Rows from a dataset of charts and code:
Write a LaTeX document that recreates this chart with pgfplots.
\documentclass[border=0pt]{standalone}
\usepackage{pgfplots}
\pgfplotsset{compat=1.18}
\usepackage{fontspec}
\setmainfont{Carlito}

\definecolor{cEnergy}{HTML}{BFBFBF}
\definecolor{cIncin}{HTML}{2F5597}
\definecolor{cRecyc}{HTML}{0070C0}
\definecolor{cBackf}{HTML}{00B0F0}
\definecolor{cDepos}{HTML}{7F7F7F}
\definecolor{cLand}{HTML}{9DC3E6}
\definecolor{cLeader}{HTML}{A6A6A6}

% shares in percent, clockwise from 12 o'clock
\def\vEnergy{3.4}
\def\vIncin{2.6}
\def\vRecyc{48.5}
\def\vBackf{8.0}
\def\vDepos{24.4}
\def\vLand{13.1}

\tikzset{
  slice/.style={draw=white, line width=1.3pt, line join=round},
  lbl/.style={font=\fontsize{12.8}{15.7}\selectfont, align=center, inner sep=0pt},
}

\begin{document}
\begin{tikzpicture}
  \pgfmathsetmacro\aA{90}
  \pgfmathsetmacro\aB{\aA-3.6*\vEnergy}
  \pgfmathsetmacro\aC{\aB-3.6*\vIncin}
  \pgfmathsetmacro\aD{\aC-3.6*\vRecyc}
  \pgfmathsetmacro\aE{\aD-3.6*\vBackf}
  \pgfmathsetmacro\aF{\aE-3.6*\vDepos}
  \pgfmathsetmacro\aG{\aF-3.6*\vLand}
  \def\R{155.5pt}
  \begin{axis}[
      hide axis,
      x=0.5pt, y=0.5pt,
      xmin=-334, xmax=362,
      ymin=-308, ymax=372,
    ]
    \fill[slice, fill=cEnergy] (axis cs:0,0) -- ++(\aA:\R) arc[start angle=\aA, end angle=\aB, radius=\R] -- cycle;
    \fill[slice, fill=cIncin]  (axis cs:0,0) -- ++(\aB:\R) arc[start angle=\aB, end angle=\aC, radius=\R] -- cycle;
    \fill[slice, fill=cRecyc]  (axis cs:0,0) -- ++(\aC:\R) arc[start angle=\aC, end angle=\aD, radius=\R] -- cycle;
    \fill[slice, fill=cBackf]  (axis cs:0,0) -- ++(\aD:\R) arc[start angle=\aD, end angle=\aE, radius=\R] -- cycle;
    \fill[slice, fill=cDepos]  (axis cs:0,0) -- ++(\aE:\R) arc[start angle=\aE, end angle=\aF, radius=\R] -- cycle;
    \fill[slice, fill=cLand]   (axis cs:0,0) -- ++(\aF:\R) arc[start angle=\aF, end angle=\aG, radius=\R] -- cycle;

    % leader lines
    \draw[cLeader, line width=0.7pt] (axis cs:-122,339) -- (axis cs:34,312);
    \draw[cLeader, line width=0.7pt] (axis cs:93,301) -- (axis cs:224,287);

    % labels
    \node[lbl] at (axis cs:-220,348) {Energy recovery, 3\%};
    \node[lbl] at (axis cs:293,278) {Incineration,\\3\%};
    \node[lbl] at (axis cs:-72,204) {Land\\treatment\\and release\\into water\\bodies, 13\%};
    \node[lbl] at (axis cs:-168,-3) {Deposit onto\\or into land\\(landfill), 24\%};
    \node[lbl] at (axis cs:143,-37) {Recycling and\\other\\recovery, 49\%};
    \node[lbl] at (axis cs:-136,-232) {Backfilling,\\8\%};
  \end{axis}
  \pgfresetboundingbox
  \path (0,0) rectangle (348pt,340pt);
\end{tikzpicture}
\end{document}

...

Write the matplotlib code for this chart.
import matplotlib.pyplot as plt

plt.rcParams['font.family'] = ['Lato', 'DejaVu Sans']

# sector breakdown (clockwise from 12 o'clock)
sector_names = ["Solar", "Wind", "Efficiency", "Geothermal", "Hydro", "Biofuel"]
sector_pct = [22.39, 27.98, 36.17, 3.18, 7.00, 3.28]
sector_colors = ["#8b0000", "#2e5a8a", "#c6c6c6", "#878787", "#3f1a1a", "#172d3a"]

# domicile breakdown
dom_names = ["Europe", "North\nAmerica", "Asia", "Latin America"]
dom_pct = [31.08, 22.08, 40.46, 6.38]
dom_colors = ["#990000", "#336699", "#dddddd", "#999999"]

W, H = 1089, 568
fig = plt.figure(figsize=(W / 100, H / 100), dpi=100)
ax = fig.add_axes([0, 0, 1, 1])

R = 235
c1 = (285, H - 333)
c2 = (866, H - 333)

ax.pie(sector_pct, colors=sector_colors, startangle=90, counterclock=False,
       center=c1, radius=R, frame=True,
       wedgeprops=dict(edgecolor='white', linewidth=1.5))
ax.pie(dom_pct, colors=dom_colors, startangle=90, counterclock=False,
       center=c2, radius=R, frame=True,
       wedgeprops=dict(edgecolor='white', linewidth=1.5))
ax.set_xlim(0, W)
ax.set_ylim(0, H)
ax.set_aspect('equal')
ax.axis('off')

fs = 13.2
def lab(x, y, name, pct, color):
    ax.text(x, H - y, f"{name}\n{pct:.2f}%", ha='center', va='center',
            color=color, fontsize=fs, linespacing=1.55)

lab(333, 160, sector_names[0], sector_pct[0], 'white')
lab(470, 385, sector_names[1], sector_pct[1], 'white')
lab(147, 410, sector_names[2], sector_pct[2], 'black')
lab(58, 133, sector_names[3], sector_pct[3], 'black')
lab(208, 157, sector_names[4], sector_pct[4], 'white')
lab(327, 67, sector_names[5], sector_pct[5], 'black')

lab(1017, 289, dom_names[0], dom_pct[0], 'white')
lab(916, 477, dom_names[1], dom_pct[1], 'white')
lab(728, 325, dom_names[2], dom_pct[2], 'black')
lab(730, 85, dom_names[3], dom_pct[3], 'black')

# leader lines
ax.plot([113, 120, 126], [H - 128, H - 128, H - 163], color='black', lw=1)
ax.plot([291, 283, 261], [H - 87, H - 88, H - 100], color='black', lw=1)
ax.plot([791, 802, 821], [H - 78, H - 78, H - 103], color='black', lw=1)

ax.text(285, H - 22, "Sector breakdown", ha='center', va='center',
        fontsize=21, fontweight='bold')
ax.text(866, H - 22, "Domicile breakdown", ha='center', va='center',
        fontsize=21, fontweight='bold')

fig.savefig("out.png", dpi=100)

**Written instruction:**
Within the listing above, copy each line that has the string "Write".

**Problem solution:**
Write a LaTeX document that recreates this chart with pgfplots.
Write the matplotlib code for this chart.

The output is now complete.